Authors: Ian Rankin
How many different types of politics are dealt with in
Strip Jack
?
How does Ian Rankin subvert a well-known quotation from Jane Austen?
Is Chief Inspector Lauderdale really oblivious to Rebus’s attempts at irony over the Case of the Lifted Literature, or is it more the case that Lauderdale is winding Rebus up? In any event, who comes out on top?
Consider the way in which Ian Rankin weaves together the serious murder case with the trivial-seeming book-theft case.
What does Rebus’s evening with Brian Holmes and Nell say about his own attitudes to socialising?

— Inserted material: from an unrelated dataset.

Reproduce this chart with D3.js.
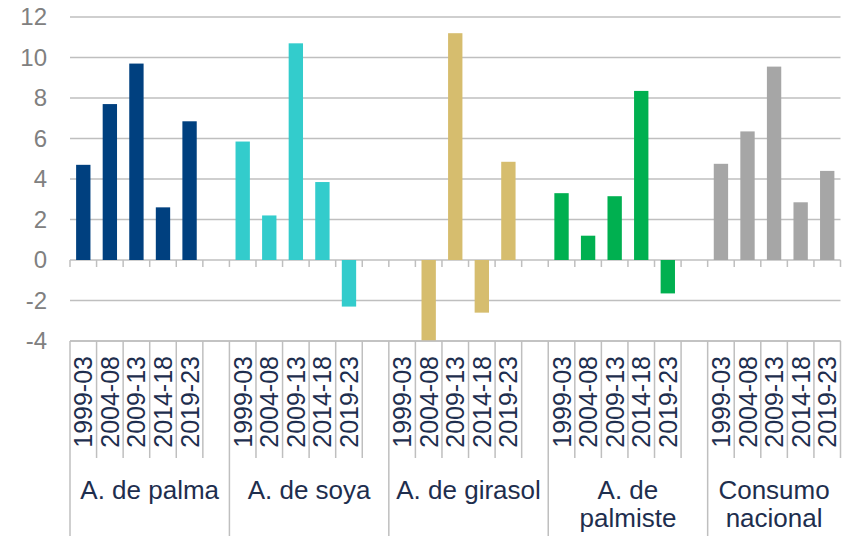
<!DOCTYPE html>
<html>
<head>
<meta charset="utf-8">
<script src="https://cdn.jsdelivr.net/npm/d3@7"></script>
<style>
  html, body { margin: 0; padding: 0; background: #ffffff; }
  svg { display: block; font-family: "Liberation Sans", Arial, sans-serif; }
</style>
</head>
<body>
<svg id="chart" width="842" height="536"></svg>
<script>
// ---- data ----
const groups = ["A. de palma", "A. de soya", "A. de girasol", "A. de palmiste", "Consumo nacional"];
const periods = ["1999-03", "2004-08", "2009-13", "2014-18", "2019-23"];
const palma    = [4.7, 7.7, 9.7, 2.6, 6.85];
const soya     = [5.85, 2.2, 10.7, 3.85, -2.3];
const girasol  = [null, -4.0, 11.2, -2.6, 4.85];
const palmiste = [3.3, 1.2, 3.15, 8.35, -1.65];
const consumo  = [4.75, 6.35, 9.55, 2.85, 4.4];
const seriesValues = [palma, soya, girasol, palmiste, consumo];
const colors = ["#00407F", "#33CCCC", "#D6BD6E", "#00B050", "#A6A6A6"];
const yTicks = [-4, -2, 0, 2, 4, 6, 8, 10, 12];

// ---- layout ----
const svg = d3.select("#chart");
const mLeft = 70, mRight = 840.5, mTop = 17, mBottom = 341;
const gridColor = "#BFBFBF";
const textDark = "#1E2E4E";
const textGray = "#808080";

// build slots: each group has its 5 periods, plus an empty slot between groups
const slots = [];
groups.forEach((g, gi) => {
  periods.forEach((p, pi) => {
    slots.push({ key: gi + "|" + p, group: gi, period: p, value: seriesValues[gi][pi] });
  });
  if (gi < groups.length - 1) slots.push({ key: gi + "|blank", group: gi, period: null, value: null });
});

const pad = 0.46;
const x = d3.scaleBand()
  .domain(slots.map(d => d.key))
  .range([mLeft, mRight])
  .paddingInner(pad)
  .paddingOuter(pad / 2);
const step = x.step();
const slotStart = key => x(key) - (pad * step) / 2;

const y = d3.scaleLinear().domain([-4, 12]).range([mBottom, mTop]);

// gridlines
svg.append("g")
  .selectAll("line")
  .data(yTicks)
  .join("line")
  .attr("x1", mLeft).attr("x2", mRight)
  .attr("y1", d => y(d)).attr("y2", d => y(d))
  .attr("stroke", gridColor)
  .attr("stroke-width", 1.5);

// y-axis labels
svg.append("g")
  .selectAll("text")
  .data(yTicks)
  .join("text")
  .attr("x", 47)
  .attr("y", d => y(d))
  .attr("dy", "0.35em")
  .attr("text-anchor", "end")
  .attr("fill", textGray)
  .attr("font-size", 24)
  .text(d => d);

// bars
svg.append("g")
  .selectAll("rect")
  .data(slots.filter(d => d.value !== null))
  .join("rect")
  .attr("x", d => x(d.key))
  .attr("width", x.bandwidth())
  .attr("y", d => y(Math.max(0, d.value)))
  .attr("height", d => Math.abs(y(d.value) - y(0)))
  .attr("fill", d => colors[d.group]);

// zero-axis tick marks at every slot boundary
const boundaries = slots.map(d => slotStart(d.key)).concat([mRight]);
svg.append("g")
  .selectAll("line")
  .data(boundaries)
  .join("line")
  .attr("x1", d => d).attr("x2", d => d)
  .attr("y1", y(0)).attr("y2", y(0) + 7)
  .attr("stroke", gridColor)
  .attr("stroke-width", 1.5);

// category table lines
const table = svg.append("g");
table.append("line")
  .attr("x1", mLeft).attr("x2", mRight)
  .attr("y1", mBottom).attr("y2", mBottom)
  .attr("stroke", gridColor).attr("stroke-width", 1.5);

const innerBounds = [];
const groupBounds = [mLeft];
slots.forEach((d, i) => {
  if (i === 0) return;
  const xs = slotStart(d.key);
  const prev = slots[i - 1];
  if (prev.group !== d.group) groupBounds.push(xs);
  else innerBounds.push(xs);
});
innerBounds.push(mRight);
table.selectAll("line.inner")
  .data(innerBounds)
  .join("line")
  .attr("class", "inner")
  .attr("x1", d => d).attr("x2", d => d)
  .attr("y1", mBottom).attr("y2", 458)
  .attr("stroke", gridColor).attr("stroke-width", 1.5);
table.selectAll("line.grp")
  .data(groupBounds)
  .join("line")
  .attr("class", "grp")
  .attr("x1", d => d).attr("x2", d => d)
  .attr("y1", mBottom).attr("y2", 536)
  .attr("stroke", gridColor).attr("stroke-width", 1.5);

// period labels (rotated)
svg.append("g")
  .selectAll("text")
  .data(slots.filter(d => d.period !== null))
  .join("text")
  .attr("transform", d => `translate(${x(d.key) + x.bandwidth() / 2},356) rotate(-90)`)
  .attr("dy", "0.36em")
  .attr("text-anchor", "end")
  .attr("fill", textDark)
  .attr("font-size", 25)
  .text(d => d.period);

// group labels (wrapped to the group width)
const groupExtents = groups.map((g, gi) => {
  const s = slots.filter(d => d.group === gi);
  const x0 = slotStart(s[0].key);
  const x1 = gi < groups.length - 1 ? slotStart(s[s.length - 1].key) + step : mRight;
  return { name: g, x0, x1 };
});
const gLabels = svg.append("g");
groupExtents.forEach(ge => {
  const t = gLabels.append("text")
    .attr("x", (ge.x0 + ge.x1) / 2)
    .attr("y", 499)
    .attr("text-anchor", "middle")
    .attr("fill", textDark)
    .attr("font-size", 26);
  const words = ge.name.split(" ");
  const maxW = (ge.x1 - ge.x0) - 8;
  const lines = [];
  let cur = [];
  const probe = gLabels.append("text").attr("font-size", 26);
  words.forEach(w => {
    const test = cur.concat([w]).join(" ");
    probe.text(test);
    if (probe.node().getComputedTextLength() > maxW && cur.length) {
      lines.push(cur.join(" "));
      cur = [w];
    } else cur.push(w);
  });
  lines.push(cur.join(" "));
  probe.remove();
  lines.forEach((ln, li) => {
    t.append("tspan")
      .attr("x", (ge.x0 + ge.x1) / 2)
      .attr("dy", li === 0 ? 0 : 28)
      .text(ln);
  });
});
</script>
</body>
</html>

Bearing in mind Rebus’s sometimes fraught relationship with brother Michael, does he identify with Gregor’s response to his own embarrassingly behaved sibling? How sympathetic is Rebus to Gregor’s desire to distance himself from his past?
Rebus doesn’t seem to have kept in touch with many of his old friends; is this why he finds the bonds and the motivations that govern this group of tightly knit friends to be simultaneously perplexing and fascinating?
There’s more forensic evidence presented in
Strip Jack
than in previous Rebus books; how does Ian Rankin approach this?
Ian Rankin’s use of Scottish slang is taken to a new level. Does this cause a problem for readers unacquainted with the idiom?
Is it necessity or merely symbolic that
Strip Jack
ends with a fire that burns down the fictitious Great London Road Police Station?